Friends and comrades,

I am forwarding a version in English of a document drafted by the
Argentinian politician Juan Gabriel Labaké at request of the Foro de
los Argentinos and of the Foro Argentino de la Deuda Externa,
explaining the main points of the recent ruling by Judge Ballestero
on the Argentinian foreign debt.

This is the same document I recently forwarded in Spanish.

Not all the political opinions of Labaké are acceptable, but the
amount of information and of evidence that the sentence by Ballestero
has produced made it advisable to post this precis by a clever lawyer
and political militant.

I am also sure that PEN-L subbers will find the material here very
interesting.

I.- INTRODUCTION

We Argentinians owe today some 200 billion dollars to foreign banks,
the IMF, the World Bank and other international organizations. 150
billion are of public debt, to be paid directly by the State (all of
us, that is).

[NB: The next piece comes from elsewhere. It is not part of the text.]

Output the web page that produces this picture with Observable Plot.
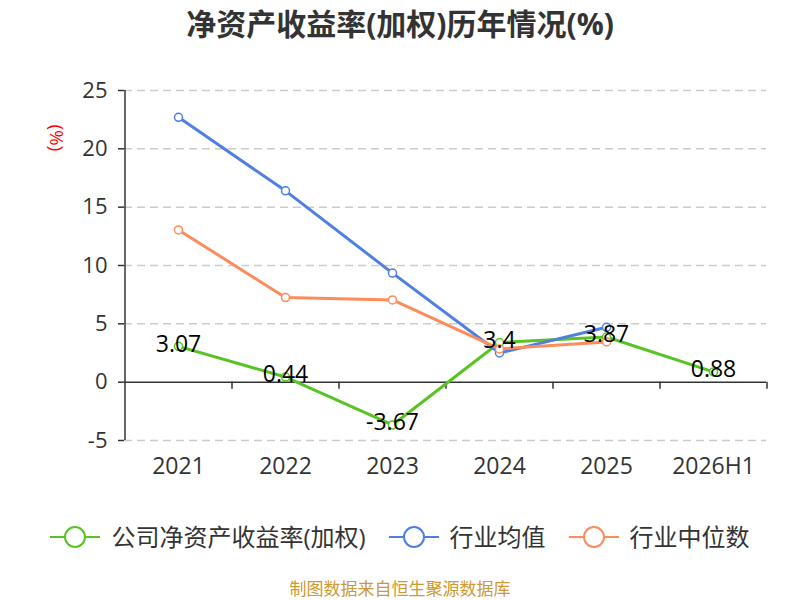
<!DOCTYPE html>
<html>
<head>
<meta charset="utf-8">
<script src="https://cdn.jsdelivr.net/npm/d3@7"></script>
<script src="https://cdn.jsdelivr.net/npm/@observablehq/plot@0.6"></script>
<style>
  html, body { margin: 0; padding: 0; background: #fff; }
  #wrap { position: relative; width: 800px; height: 600px; overflow: hidden; font-family: "Open Sans", "Noto Sans CJK SC", sans-serif; }
  #title { height: 50px; line-height: 48px; text-align: center; font-size: 30px; font-weight: bold; color: #333; }
  #legend { position: absolute; left: 0; top: 522px; width: 800px; height: 30px; display: flex; justify-content: center; align-items: center; gap: 23px; }
  .item { display: flex; align-items: center; gap: 11px; font-size: 24px; color: #333; line-height: 30px; }
  #caption { position: absolute; left: 0; top: 577px; width: 800px; text-align: center; font-size: 17px; color: #cc9933; line-height: 24px; }
</style>
</head>
<body>
<div id="wrap">
  <div id="title">净资产收益率(加权)历年情况(%)</div>
  <div id="chart"></div>
  <div id="legend"></div>
  <div id="caption">制图数据来自恒生聚源数据库</div>
</div>
<script>
const categories = ["2021", "2022", "2023", "2024", "2025", "2026H1"];
const companyROE = [3.07, 0.44, -3.67, 3.4, 3.87, 0.88];
const industryAvg = [22.7, 16.4, 9.35, 2.5, 4.7];
const industryMedian = [13.05, 7.25, 7.05, 2.85, 3.45];
const yTicks = [-5, 0, 5, 10, 15, 20, 25];
const seriesNames = ["公司净资产收益率(加权)", "行业均值", "行业中位数"];
const seriesColors = ["#58c322", "#4e7fe1", "#fd8c5c"];
const yLabel = "(%)";

const seriesValues = [companyROE, industryAvg, industryMedian];
const rows = [];
seriesValues.forEach((vals, s) => {
  vals.forEach((v, i) => rows.push({series: seriesNames[s], category: categories[i], value: v}));
});
const companyRows = rows.filter(d => d.series === seriesNames[0]);

const lineMarks = [];
seriesNames.forEach((name, s) => {
  lineMarks.push(Plot.line(rows.filter(d => d.series === name), {
    x: "category", y: "value", stroke: seriesColors[s], strokeWidth: 3
  }));
});
const dotMarks = [];
seriesNames.forEach((name, s) => {
  dotMarks.push(Plot.dot(rows.filter(d => d.series === name), {
    x: "category", y: "value", r: 4, fill: "white", stroke: seriesColors[s], strokeWidth: 1.5
  }));
});

const chart = Plot.plot({
  width: 800,
  height: 430,
  marginTop: 40,
  marginBottom: 40,
  marginLeft: 124,
  marginRight: 34,
  x: {type: "point", domain: categories, padding: 0.5},
  y: {domain: [-5, 25]},
  style: {fontFamily: "'Open Sans', 'Noto Sans CJK SC', sans-serif", fontSize: "22px", color: "#333", background: "white", overflow: "visible"},
  marks: [
    Plot.gridY(yTicks.filter(v => v !== 0), {stroke: "#ccc", strokeOpacity: 1, strokeDasharray: "8 5", strokeWidth: 1.5}),
    Plot.axisY(yTicks, {tickSize: 6, tickPadding: 11, label: null, strokeWidth: 1.5, tickFormat: d => String(d)}),
    Plot.axisX({tickSize: 0, tickPadding: 17, label: null, fontSize: 23}),
    Plot.ruleY([0], {stroke: "#333", strokeWidth: 1.5}),
    Plot.ruleX(categories.slice(0, 1), {dx: -53.5, y1: yTicks[0], y2: yTicks[yTicks.length - 1], stroke: "#333", strokeWidth: 1.5}),
    Plot.ruleX(categories, {dx: 53.5, y1: 0, y2: -0.6, stroke: "#333", strokeWidth: 1.5}),
    Plot.text([yLabel], {frameAnchor: "top-left", dx: -61, dy: 34, rotate: 90, fill: "red", fontSize: 19}),
    ...lineMarks,
    ...dotMarks,
    Plot.text(companyRows, {x: "category", y: "value", text: d => String(d.value), dy: -2, fill: "black", fontSize: 23})
  ]
});
document.getElementById("chart").appendChild(chart);

const legend = document.getElementById("legend");
seriesNames.forEach((name, s) => {
  const item = document.createElement("div");
  item.className = "item";
  const c = seriesColors[s];
  item.innerHTML = `<svg width="50" height="26" viewBox="0 0 50 26"><line x1="0" y1="13" x2="50" y2="13" stroke="${c}" stroke-width="2"/><circle cx="25" cy="13" r="10" fill="white" stroke="${c}" stroke-width="2"/></svg><span>${name}</span>`;
  legend.appendChild(item);
});
</script>
</body>
</html>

The remaining 50 billion must be paid, in theory, by
private firms.  But they need dollars to do so, and it is the
Argentinian State who must provide them with those dollars, (through
the Central Bank) at an exchange rate of one peso = one dollar. In
the end, it will be all of us who will eventually have to pay for the
consequences of that indebtedness.

It is an easy calculation

Argentinians number 37 million people. Each one of us (newborns
included) is indebted with the foreign banks, the IMF and the World
Bank in 5,045 dollars: 4,054 belong to the public debt, and 1,351 to
the debt of private companies.

A standard family in Argentina is composed of two adults and two
children, so that the head or heads of each household will have to
work in order to obtain the 21,620 dollars the standard family owes.
A fortune!

Something else, however: at the current interest rates, we shall have
to honor yearly payments of 9,5 billion dollars in interests for the
public debt, and 3 billion dollars for the debt of private firms,
that is a sum total of 12,5 billion dollars every year, which makes
around 1.042 billion dollar every month.

In the end, this implies that during his or her full lifetime each
and every one of the 37 million inhabitants of Argentina will have to
pay a monthly installment of u$s 28.--  (or more, if interest rates
rise)  for the interests (not the principal) of this monstruous debt.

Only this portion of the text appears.